The Canada Council for the Arts revealed the 2025 winners of the Governor General’s Awards in Visual and Media Arts on Wednesday (5 March). At a time when US President Donald Trump has repeatedly threatened to annex Canada and make it the “51st state”, all the while launching a trade war between the longtime allies, the awards are a reminder of the richness of Canadian culture and celebrate the exceptional careers of the eight artists and curators working in diverse media across the country. From the decolonial history painter Kent Monkman to emerging artists like Sandra Rodriquez, the awards celebrate both the elders of the national scene as well as the up and coming.
Monkman, one of the biggest stars in this Governor General’s Awards cohort, is a First Nations, two spirited artist of Cree ancestry, who divides his time between Toronto and New York. Made an officer of the order of Canada in 2023—one of the country’s highest honours—Monkman’s work is both playful and provocative, full of mimicry and deeply moving. Often appropriating classical 19-century landscape paintings and incorporating his alter ego Miss Chief Eagle Testickle, Monkman reverses the colonial gaze, using both humour and horror.
His 2020 painting Hanky Panky—depicting Canadian Prime Minister Justin Trudeau restrained and on all fours as Miss Chief Eagle Testickle approaches him from behind holding up a red sex toy in the shape of praying hands—proved controversial. But his 2017 composition The Scream, which unflinchingly shows Royal Canadian Mounted Police officers ripping Indigenous children from the arms of their mothers to take them to the now-notorious residential schools, has become a national cri du coeur. As Monkman says in a video accompanying the award announcement: “Canada has projected this image of itself out into the world—and the world doesn’t see…the darker side to the colonial history here.”

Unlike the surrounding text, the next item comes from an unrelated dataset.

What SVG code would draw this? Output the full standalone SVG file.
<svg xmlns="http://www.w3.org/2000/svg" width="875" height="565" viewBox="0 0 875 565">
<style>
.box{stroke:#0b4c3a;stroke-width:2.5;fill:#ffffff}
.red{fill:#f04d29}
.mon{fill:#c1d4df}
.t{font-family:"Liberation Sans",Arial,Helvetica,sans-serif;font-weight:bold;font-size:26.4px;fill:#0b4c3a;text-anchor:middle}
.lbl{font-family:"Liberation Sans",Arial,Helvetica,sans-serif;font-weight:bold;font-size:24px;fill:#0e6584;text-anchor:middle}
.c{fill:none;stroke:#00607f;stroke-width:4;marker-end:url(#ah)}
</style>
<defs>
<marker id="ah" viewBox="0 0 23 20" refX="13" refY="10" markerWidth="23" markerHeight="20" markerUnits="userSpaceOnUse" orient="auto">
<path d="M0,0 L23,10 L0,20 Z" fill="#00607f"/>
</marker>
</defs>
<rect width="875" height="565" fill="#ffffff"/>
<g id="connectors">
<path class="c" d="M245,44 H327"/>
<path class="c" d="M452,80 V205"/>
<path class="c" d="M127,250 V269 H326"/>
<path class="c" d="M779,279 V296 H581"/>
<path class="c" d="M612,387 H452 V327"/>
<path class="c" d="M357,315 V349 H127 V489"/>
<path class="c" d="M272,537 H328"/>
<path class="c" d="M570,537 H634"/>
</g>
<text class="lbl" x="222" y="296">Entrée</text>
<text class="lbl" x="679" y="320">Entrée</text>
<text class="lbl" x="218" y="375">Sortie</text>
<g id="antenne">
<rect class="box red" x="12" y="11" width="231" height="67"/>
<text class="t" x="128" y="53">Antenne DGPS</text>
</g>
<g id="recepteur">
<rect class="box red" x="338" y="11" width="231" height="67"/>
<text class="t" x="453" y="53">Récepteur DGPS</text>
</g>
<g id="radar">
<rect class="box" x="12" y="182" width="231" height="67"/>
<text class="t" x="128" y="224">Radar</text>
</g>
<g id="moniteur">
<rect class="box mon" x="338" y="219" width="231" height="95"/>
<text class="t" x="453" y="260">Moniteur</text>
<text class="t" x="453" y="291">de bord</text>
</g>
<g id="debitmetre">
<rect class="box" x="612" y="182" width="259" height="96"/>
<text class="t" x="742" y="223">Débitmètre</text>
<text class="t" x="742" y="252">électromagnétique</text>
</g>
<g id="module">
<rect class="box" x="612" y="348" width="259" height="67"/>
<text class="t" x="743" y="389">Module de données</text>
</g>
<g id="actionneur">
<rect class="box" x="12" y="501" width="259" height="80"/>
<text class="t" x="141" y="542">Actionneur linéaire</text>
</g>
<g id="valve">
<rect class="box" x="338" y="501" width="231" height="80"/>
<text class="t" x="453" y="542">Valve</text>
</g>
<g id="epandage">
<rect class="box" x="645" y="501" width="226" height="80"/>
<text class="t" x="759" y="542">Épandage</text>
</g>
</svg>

The idea of reversing the colonial gaze is also present in the work of the Vancouver-based artist Jin-Me Yoon, who says in her accompanying video that she is interested in “looking with” her subjects than in “looking at”. Yoon’s “rigorous work continues to grow and respond to shifting discourses around such questions as nationalism, diasporic identity, colonisation and relations with Indigenous peoples”, Diana Freundl, the senior curator and director of publishing and content strategy at the Vancouver Art Gallery (VAG), said in a statement.
The emerging multi-disciplinary artist Sandra Rodriguez, who works at the cutting edge of virtual reality and mixed reality technologies, questions what is real, what is fake and what makes us human. Her recent projects incorporate video game engines, digital projection, artificial intelligence and live performance to probe issues from facial recognition systems to the spectrum of human sexuality.
The work of Thaddeus Holownia, an honouree New Brunswick, reveals the very soul of Canadian landscape through four decades of meditative “slow photography”. Rather than straight documentation, his images reflect on the landscape and its transformation over time.
“I like precision,” says Peter Pierobon, a British Columbia-based furniture designer who was honoured with the Saidye Bronfman Award, in a video accompanying the announcement.“I like when things come together, and you can’t see how they’re made.” His organic, sculptural yet meticulously crafted pieces pay homage to the rugged West Coast landscape of his Salt Spring Island home.
Daina Augaitis, the former chief curator and associate director emeritus at the VAG, was also honoured with an Outstanding Contribution Award. She began her curatorial career in 1983 at the Western Front, one of Canada’s oldest independent artist-run centres, before moving to the Banff Centre, where she became director of visual residencies.
In an accompanying video, Augaitis speaks of the importance of clearing “institutional obstacles” and “the tremendous value of collaborating”. Of her work at the VAG, where she helped initiate the Asian Art Institute (since renamed the Centre for Global Asias), she highlights the importance of documenting local histories, but also of “contextualising them internationally—to amplify and extend the dialogues beyond this place”.
The Toronto-based film-maker and writer Bruce LaBruce, known for his pioneering, edgy and punk-infused “queercore” aesthetic, received praise from his nominator, Toronto dealer Bonny Poon, for his five decades of work that “continually transgresses and destabilises any core idea of what a film is, what culture is, what family is, what sexuality is, what activism is, what art is”.
The Kingston, Ontario-based media artist Clive Robertson was recognised for a five-decade career that has included producing the interdisciplinary art magazine Centerfold in 1976, which later became Fuse: A magazine on art, media and politics (1980–2014). These seminal publications, the nominators stated, “situated artistic production within its social context, becoming an essential source of information and critical discourse for people bridging new media forms and engaged practices”.